- [DATA PROVIDED]
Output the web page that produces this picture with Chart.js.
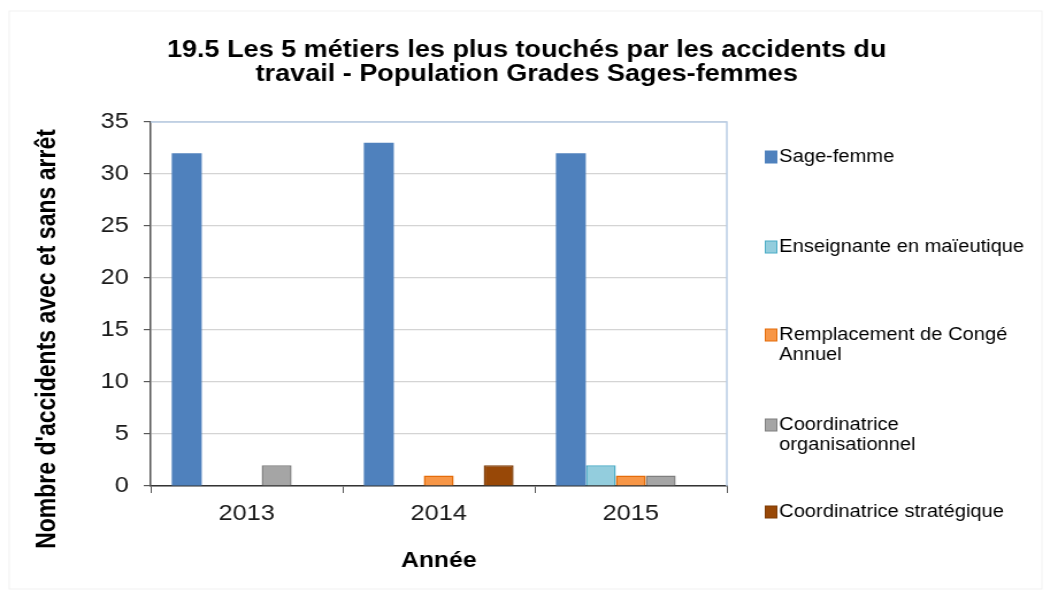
<!DOCTYPE html>
<html lang="fr">
<head>
<meta charset="utf-8">
<title>19.5 Les 5 métiers les plus touchés par les accidents du travail</title>
<script src="https://cdn.jsdelivr.net/npm/chart.js@4.4.1/dist/chart.umd.min.js"></script>
<style>
  html, body { margin: 0; padding: 0; background: #fff; overflow: hidden; }
  /* the original picture is a little wider than tall in its glyphs, so the whole chart is stretched */
  #wrap { width: 915px; height: 598px; transform: scaleX(1.15); transform-origin: 0 0; }
</style>
</head>
<body>
<div id="wrap"><canvas id="chart" width="915" height="598"></canvas></div>
<script>
const years = ['2013', '2014', '2015'];
const sageFemme = [32, 33, 32];
const enseignante = [0, 0, 2];
const remplacement = [0, 1, 1];
const coordOrganisation = [2, 0, 1];
const coordStrategique = [0, 2, 0];
const seriesNames = [
  'Sage-femme',
  'Enseignante en maïeutique',
  ['Remplacement de Congé', 'Annuel'],
  ['Coordinatrice', 'organisationnel'],
  'Coordinatrice stratégique'
];
const yTickValues = [0, 5, 10, 15, 20, 25, 30, 35];

const titleLines = ['19.5 Les 5 métiers les plus touchés par les accidents du', 'travail - Population Grades Sages-femmes'];
const yTitle = "Nombre d'accidents avec et sans arrêt";
const xTitle = 'Année';

const fillColors = ['#4F81BD', '#93CDDD', '#F79646', '#A5A5A5', '#984807'];
const edgeColors = ['#4F81BD', '#4BACC6', '#E46C0A', '#7F7F7F', '#7F3C06'];

const seriesValues = [sageFemme, enseignante, remplacement, coordOrganisation, coordStrategique];

const textPlugin = {
  id: 'textPlugin',
  beforeDatasetsDraw(chart) {
    const { ctx, chartArea: a } = chart;
    ctx.save();
    ctx.strokeStyle = '#B9CDE5';
    ctx.lineWidth = 1.5;
    ctx.beginPath();
    ctx.moveTo(a.left, a.top);
    ctx.lineTo(a.right, a.top);
    ctx.lineTo(a.right, a.bottom);
    ctx.stroke();
    ctx.restore();
  },
  afterDraw(chart) {
    const ctx = chart.ctx;
    ctx.save();

    // faint outer frame
    ctx.strokeStyle = '#f1f1f1';
    ctx.lineWidth = 1;
    ctx.strokeRect(8, 11, 898, 578);

    // main title
    ctx.fillStyle = '#000';
    ctx.textAlign = 'center';
    ctx.textBaseline = 'alphabetic';
    ctx.font = 'bold 23.5px "Liberation Sans", Arial, sans-serif';
    ctx.fillText(titleLines[0], 458, 57);
    ctx.fillText(titleLines[1], 458, 81);

    // y axis title
    ctx.save();
    ctx.translate(42, 339);
    ctx.rotate(-Math.PI / 2);
    ctx.textBaseline = 'middle';
    ctx.font = 'bold 23px "Liberation Sans", Arial, sans-serif';
    ctx.fillText(yTitle, 0, 0);
    ctx.restore();

    // legend
    const rowY = [157, 247, 335, 425, 512];
    ctx.textAlign = 'left';
    ctx.textBaseline = 'middle';
    ctx.font = '17.5px "Liberation Sans", Arial, sans-serif';
    chart.data.datasets.forEach((ds, i) => {
      const y = rowY[i];
      ctx.fillStyle = ds.backgroundColor;
      ctx.fillRect(665.5, y - 6, 10, 12);
      ctx.strokeStyle = ds.borderColor;
      ctx.lineWidth = 1;
      ctx.strokeRect(665.5, y - 6, 10, 12);
      ctx.fillStyle = '#000';
      const lines = Array.isArray(ds.label) ? ds.label : [ds.label];
      lines.forEach((t, k) => ctx.fillText(t, 677.5, y + k * 20));
    });

    ctx.restore();
  }
};

new Chart(document.getElementById('chart'), {
  type: 'bar',
  data: {
    labels: years,
    datasets: seriesValues.map((vals, i) => ({
      label: seriesNames[i],
      data: vals,
      backgroundColor: fillColors[i],
      borderColor: edgeColors[i],
      borderWidth: i === 0 ? 0 : 1.5,
      categoryPercentage: 0.78,
      barPercentage: 1
    }))
  },
  options: {
    responsive: false,
    animation: false,
    devicePixelRatio: 1,
    layout: { padding: { left: 0, right: 283, top: 122, bottom: 0 } },
    plugins: {
      legend: { display: false },
      title: { display: false },
      tooltip: { enabled: false }
    },
    scales: {
      x: {
        afterFit(scale) { scale.height = 112; },
        grid: { drawOnChartArea: false, drawTicks: true, tickLength: 7, color: '#595959', offset: true },
        border: { display: true, color: '#333333', width: 1.5 },
        ticks: {
          color: '#1a1a1a',
          padding: 8,
          font: { family: '"Liberation Sans", Arial, sans-serif', size: 22 }
        },
        title: {
          display: true,
          text: xTitle,
          color: '#000',
          padding: { top: 0, bottom: 24 },
          font: { family: '"Liberation Sans", Arial, sans-serif', size: 21.5, weight: 'bold' }
        }
      },
      y: {
        min: 0,
        max: 35,
        afterFit(scale) { scale.width = 131; },
        afterBuildTicks(scale) { scale.ticks = yTickValues.map(v => ({ value: v })); },
        grid: { color: '#D4D4D4', lineWidth: 1.2, tickColor: '#595959', tickLength: 6 },
        border: { display: true, color: '#595959', width: 1.5 },
        ticks: {
          color: '#1a1a1a',
          padding: 13,
          font: { family: '"Liberation Sans", Arial, sans-serif', size: 22 }
        }
      }
    }
  },
  plugins: [textPlugin]
});
</script>
</body>
</html>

- [GOAL OF THE EXERCISE] Skip the pictures, then retype every line above exactly.

- [RESPONSE FOR THIS EXERCISE]
Output the web page that produces this picture with Chart.js.
<!DOCTYPE html>
<html lang="fr">
<head>
<meta charset="utf-8">
<title>19.5 Les 5 métiers les plus touchés par les accidents du travail</title>
<script src="https://cdn.jsdelivr.net/npm/chart.js@4.4.1/dist/chart.umd.min.js"></script>
<style>
  html, body { margin: 0; padding: 0; background: #fff; overflow: hidden; }
  /* the original picture is a little wider than tall in its glyphs, so the whole chart is stretched */
  #wrap { width: 915px; height: 598px; transform: scaleX(1.15); transform-origin: 0 0; }
</style>
</head>
<body>
<div id="wrap"><canvas id="chart" width="915" height="598"></canvas></div>
<script>
const years = ['2013', '2014', '2015'];
const sageFemme = [32, 33, 32];
const enseignante = [0, 0, 2];
const remplacement = [0, 1, 1];
const coordOrganisation = [2, 0, 1];
const coordStrategique = [0, 2, 0];
const seriesNames = [
  'Sage-femme',
  'Enseignante en maïeutique',
  ['Remplacement de Congé', 'Annuel'],
  ['Coordinatrice', 'organisationnel'],
  'Coordinatrice stratégique'
];
const yTickValues = [0, 5, 10, 15, 20, 25, 30, 35];

const titleLines = ['19.5 Les 5 métiers les plus touchés par les accidents du', 'travail - Population Grades Sages-femmes'];
const yTitle = "Nombre d'accidents avec et sans arrêt";
const xTitle = 'Année';

const fillColors = ['#4F81BD', '#93CDDD', '#F79646', '#A5A5A5', '#984807'];
const edgeColors = ['#4F81BD', '#4BACC6', '#E46C0A', '#7F7F7F', '#7F3C06'];

const seriesValues = [sageFemme, enseignante, remplacement, coordOrganisation, coordStrategique];

const textPlugin = {
  id: 'textPlugin',
  beforeDatasetsDraw(chart) {
    const { ctx, chartArea: a } = chart;
    ctx.save();
    ctx.strokeStyle = '#B9CDE5';
    ctx.lineWidth = 1.5;
    ctx.beginPath();
    ctx.moveTo(a.left, a.top);
    ctx.lineTo(a.right, a.top);
    ctx.lineTo(a.right, a.bottom);
    ctx.stroke();
    ctx.restore();
  },
  afterDraw(chart) {
    const ctx = chart.ctx;
    ctx.save();

    // faint outer frame
    ctx.strokeStyle = '#f1f1f1';
    ctx.lineWidth = 1;
    ctx.strokeRect(8, 11, 898, 578);

    // main title
    ctx.fillStyle = '#000';
    ctx.textAlign = 'center';
    ctx.textBaseline = 'alphabetic';
    ctx.font = 'bold 23.5px "Liberation Sans", Arial, sans-serif';
    ctx.fillText(titleLines[0], 458, 57);
    ctx.fillText(titleLines[1], 458, 81);

    // y axis title
    ctx.save();
    ctx.translate(42, 339);
    ctx.rotate(-Math.PI / 2);
    ctx.textBaseline = 'middle';
    ctx.font = 'bold 23px "Liberation Sans", Arial, sans-serif';
    ctx.fillText(yTitle, 0, 0);
    ctx.restore();

    // legend
    const rowY = [157, 247, 335, 425, 512];
    ctx.textAlign = 'left';
    ctx.textBaseline = 'middle';
    ctx.font = '17.5px "Liberation Sans", Arial, sans-serif';
    chart.data.datasets.forEach((ds, i) => {
      const y = rowY[i];
      ctx.fillStyle = ds.backgroundColor;
      ctx.fillRect(665.5, y - 6, 10, 12);
      ctx.strokeStyle = ds.borderColor;
      ctx.lineWidth = 1;
      ctx.strokeRect(665.5, y - 6, 10, 12);
      ctx.fillStyle = '#000';
      const lines = Array.isArray(ds.label) ? ds.label : [ds.label];
      lines.forEach((t, k) => ctx.fillText(t, 677.5, y + k * 20));
    });

    ctx.restore();
  }
};

new Chart(document.getElementById('chart'), {
  type: 'bar',
  data: {
    labels: years,
    datasets: seriesValues.map((vals, i) => ({
      label: seriesNames[i],
      data: vals,
      backgroundColor: fillColors[i],
      borderColor: edgeColors[i],
      borderWidth: i === 0 ? 0 : 1.5,
      categoryPercentage: 0.78,
      barPercentage: 1
    }))
  },
  options: {
    responsive: false,
    animation: false,
    devicePixelRatio: 1,
    layout: { padding: { left: 0, right: 283, top: 122, bottom: 0 } },
    plugins: {
      legend: { display: false },
      title: { display: false },
      tooltip: { enabled: false }
    },
    scales: {
      x: {
        afterFit(scale) { scale.height = 112; },
        grid: { drawOnChartArea: false, drawTicks: true, tickLength: 7, color: '#595959', offset: true },
        border: { display: true, color: '#333333', width: 1.5 },
        ticks: {
          color: '#1a1a1a',
          padding: 8,
          font: { family: '"Liberation Sans", Arial, sans-serif', size: 22 }
        },
        title: {
          display: true,
          text: xTitle,
          color: '#000',
          padding: { top: 0, bottom: 24 },
          font: { family: '"Liberation Sans", Arial, sans-serif', size: 21.5, weight: 'bold' }
        }
      },
      y: {
        min: 0,
        max: 35,
        afterFit(scale) { scale.width = 131; },
        afterBuildTicks(scale) { scale.ticks = yTickValues.map(v => ({ value: v })); },
        grid: { color: '#D4D4D4', lineWidth: 1.2, tickColor: '#595959', tickLength: 6 },
        border: { display: true, color: '#595959', width: 1.5 },
        ticks: {
          color: '#1a1a1a',
          padding: 13,
          font: { family: '"Liberation Sans", Arial, sans-serif', size: 22 }
        }
      }
    }
  },
  plugins: [textPlugin]
});
</script>
</body>
</html>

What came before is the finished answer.